Dataset excerpt>
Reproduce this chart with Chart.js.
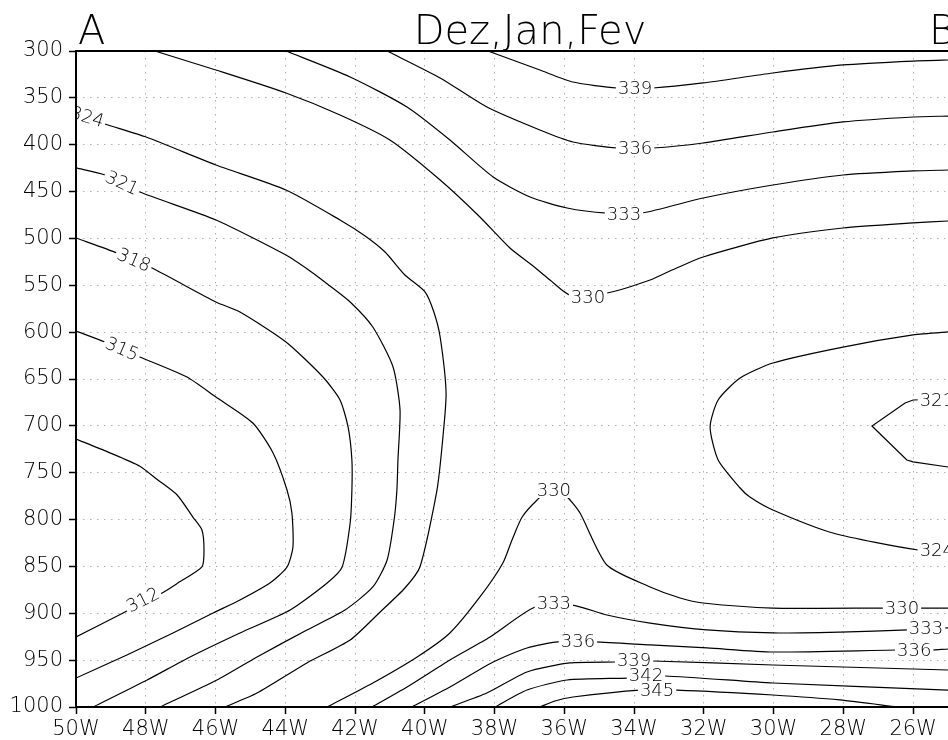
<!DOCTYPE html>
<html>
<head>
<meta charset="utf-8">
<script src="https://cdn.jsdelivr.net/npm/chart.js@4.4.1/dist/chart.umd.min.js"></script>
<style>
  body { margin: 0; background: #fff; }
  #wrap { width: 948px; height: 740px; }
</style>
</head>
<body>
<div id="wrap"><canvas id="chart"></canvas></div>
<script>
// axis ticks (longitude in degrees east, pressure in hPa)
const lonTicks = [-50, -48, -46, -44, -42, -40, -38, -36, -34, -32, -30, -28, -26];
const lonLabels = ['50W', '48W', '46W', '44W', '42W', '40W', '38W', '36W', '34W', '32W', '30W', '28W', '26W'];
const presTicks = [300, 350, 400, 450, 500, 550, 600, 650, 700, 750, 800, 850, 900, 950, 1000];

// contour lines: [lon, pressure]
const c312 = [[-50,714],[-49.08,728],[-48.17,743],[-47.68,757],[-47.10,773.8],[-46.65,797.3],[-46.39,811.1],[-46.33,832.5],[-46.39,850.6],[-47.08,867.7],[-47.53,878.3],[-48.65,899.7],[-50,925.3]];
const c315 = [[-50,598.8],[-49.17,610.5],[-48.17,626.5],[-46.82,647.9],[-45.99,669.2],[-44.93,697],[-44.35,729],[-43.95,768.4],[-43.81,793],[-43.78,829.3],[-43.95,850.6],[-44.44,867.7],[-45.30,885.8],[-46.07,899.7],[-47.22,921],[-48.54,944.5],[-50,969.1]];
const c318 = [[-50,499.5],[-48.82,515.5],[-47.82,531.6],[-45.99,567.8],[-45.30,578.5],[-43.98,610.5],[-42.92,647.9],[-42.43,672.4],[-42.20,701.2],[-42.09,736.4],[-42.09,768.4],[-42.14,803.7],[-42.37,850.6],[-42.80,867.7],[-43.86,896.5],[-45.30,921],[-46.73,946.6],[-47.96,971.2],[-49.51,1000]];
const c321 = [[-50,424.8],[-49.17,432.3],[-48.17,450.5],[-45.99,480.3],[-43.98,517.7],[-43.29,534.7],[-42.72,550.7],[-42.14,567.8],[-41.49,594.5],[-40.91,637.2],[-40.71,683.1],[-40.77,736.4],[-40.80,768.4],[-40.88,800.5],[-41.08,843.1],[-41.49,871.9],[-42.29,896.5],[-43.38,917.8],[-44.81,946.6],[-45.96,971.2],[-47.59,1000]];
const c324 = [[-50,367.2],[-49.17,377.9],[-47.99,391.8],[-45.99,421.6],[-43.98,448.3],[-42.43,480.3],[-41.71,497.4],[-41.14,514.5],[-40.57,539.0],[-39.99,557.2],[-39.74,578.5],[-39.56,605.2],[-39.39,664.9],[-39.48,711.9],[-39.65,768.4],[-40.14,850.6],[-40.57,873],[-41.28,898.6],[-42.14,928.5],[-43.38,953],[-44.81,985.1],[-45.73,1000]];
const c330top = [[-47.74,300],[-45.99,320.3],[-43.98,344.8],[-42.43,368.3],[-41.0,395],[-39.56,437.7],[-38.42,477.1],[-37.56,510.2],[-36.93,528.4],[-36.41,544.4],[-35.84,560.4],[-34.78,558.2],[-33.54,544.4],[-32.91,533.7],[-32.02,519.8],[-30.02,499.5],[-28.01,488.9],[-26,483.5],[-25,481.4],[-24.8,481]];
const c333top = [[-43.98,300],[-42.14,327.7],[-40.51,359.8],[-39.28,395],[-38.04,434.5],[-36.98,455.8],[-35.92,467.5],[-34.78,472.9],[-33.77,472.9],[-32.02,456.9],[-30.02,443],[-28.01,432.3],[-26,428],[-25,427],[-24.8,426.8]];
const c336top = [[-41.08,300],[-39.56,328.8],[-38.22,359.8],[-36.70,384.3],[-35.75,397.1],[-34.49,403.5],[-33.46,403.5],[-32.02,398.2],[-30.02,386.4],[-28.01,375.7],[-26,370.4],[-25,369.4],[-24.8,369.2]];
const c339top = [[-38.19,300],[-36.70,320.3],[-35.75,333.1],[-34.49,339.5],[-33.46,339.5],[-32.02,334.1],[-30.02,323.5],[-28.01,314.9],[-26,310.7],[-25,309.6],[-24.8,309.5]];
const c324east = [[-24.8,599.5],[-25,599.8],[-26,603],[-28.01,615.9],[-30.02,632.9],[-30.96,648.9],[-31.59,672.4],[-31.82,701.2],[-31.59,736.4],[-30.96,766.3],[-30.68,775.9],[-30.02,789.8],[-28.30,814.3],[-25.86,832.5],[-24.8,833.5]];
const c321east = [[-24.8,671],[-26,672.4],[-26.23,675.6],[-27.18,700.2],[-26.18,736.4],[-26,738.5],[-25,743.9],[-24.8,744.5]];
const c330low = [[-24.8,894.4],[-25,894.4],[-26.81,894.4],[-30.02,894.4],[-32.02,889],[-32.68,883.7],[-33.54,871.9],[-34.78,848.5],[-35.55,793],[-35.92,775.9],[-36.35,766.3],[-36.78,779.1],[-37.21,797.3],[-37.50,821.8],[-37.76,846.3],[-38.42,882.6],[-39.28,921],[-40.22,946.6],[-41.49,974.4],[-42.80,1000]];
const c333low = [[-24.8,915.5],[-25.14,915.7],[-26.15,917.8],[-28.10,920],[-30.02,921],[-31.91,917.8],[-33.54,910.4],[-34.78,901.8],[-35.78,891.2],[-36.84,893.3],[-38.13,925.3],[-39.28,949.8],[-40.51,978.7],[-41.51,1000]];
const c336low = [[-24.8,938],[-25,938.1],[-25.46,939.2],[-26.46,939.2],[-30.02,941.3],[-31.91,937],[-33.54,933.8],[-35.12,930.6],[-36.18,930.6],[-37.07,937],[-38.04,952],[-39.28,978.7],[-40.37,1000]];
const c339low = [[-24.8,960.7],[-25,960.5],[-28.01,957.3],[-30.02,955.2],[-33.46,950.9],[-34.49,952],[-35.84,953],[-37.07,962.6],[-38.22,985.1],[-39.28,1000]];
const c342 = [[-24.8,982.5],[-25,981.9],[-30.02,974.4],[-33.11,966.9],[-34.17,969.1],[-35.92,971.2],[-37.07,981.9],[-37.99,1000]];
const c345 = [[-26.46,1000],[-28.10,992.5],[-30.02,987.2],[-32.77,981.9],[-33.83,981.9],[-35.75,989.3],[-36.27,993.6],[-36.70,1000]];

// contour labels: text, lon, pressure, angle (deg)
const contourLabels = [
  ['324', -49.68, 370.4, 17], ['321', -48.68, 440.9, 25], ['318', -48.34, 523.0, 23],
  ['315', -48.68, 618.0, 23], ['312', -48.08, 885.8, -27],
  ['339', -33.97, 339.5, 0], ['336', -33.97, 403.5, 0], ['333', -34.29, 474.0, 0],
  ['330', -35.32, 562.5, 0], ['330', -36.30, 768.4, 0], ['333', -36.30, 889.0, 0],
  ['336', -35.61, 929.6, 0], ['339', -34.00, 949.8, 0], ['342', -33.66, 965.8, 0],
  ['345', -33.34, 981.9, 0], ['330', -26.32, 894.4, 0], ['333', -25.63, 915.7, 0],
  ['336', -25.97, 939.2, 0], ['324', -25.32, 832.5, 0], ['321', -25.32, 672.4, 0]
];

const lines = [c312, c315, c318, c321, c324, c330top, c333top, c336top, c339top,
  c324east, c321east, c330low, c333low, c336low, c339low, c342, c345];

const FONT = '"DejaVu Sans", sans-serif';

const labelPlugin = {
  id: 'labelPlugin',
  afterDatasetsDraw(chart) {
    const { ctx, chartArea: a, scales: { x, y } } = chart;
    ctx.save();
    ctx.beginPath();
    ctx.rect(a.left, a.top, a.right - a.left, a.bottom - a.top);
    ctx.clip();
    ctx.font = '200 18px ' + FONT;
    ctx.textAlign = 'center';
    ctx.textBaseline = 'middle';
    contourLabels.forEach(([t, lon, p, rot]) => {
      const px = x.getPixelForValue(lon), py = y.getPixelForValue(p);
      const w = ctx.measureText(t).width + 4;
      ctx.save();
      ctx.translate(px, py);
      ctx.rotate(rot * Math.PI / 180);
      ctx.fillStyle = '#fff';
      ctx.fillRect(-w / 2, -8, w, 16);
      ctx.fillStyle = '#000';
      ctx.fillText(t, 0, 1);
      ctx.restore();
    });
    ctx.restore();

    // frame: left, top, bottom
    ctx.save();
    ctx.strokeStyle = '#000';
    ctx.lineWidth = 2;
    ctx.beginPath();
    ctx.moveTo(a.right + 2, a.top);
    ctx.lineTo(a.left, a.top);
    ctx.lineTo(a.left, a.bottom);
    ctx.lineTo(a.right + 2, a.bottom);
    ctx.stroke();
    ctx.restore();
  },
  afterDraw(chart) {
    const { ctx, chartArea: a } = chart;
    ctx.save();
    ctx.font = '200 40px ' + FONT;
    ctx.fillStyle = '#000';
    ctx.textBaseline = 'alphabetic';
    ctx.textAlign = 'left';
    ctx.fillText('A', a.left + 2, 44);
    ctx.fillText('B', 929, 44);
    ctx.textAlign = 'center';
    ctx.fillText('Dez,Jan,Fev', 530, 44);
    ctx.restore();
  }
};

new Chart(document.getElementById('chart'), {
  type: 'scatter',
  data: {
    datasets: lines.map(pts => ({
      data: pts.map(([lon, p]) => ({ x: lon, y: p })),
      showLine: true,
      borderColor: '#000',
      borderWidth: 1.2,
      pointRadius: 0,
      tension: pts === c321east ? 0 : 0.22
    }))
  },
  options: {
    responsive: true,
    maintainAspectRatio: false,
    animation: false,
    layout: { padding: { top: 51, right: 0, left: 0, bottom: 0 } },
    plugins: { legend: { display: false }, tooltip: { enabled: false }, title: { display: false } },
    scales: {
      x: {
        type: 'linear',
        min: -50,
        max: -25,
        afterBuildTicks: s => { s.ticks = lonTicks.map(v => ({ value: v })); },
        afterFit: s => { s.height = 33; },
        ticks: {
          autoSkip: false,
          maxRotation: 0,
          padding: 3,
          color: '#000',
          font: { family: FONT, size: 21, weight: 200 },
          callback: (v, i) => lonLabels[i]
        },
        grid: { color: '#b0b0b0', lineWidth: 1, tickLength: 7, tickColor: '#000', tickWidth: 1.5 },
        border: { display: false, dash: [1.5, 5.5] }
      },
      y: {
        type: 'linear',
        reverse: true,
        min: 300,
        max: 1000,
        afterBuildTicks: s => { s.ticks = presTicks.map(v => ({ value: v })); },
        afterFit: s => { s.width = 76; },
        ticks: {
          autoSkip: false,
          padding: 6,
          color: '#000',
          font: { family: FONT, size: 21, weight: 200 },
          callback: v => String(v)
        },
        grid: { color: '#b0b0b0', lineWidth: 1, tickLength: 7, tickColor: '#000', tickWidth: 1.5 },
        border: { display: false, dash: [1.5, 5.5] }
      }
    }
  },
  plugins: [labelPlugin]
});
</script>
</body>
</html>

Short problem> Repeat, exactly and in full, each line from the start of the data to the line that contains "900, 950, 1000];". Pictures do not go in.

Full output>
Reproduce this chart with Chart.js.
<!DOCTYPE html>
<html>
<head>
<meta charset="utf-8">
<script src="https://cdn.jsdelivr.net/npm/chart.js@4.4.1/dist/chart.umd.min.js"></script>
<style>
  body { margin: 0; background: #fff; }
  #wrap { width: 948px; height: 740px; }
</style>
</head>
<body>
<div id="wrap"><canvas id="chart"></canvas></div>
<script>
// axis ticks (longitude in degrees east, pressure in hPa)
const lonTicks = [-50, -48, -46, -44, -42, -40, -38, -36, -34, -32, -30, -28, -26];
const lonLabels = ['50W', '48W', '46W', '44W', '42W', '40W', '38W', '36W', '34W', '32W', '30W', '28W', '26W'];
const presTicks = [300, 350, 400, 450, 500, 550, 600, 650, 700, 750, 800, 850, 900, 950, 1000];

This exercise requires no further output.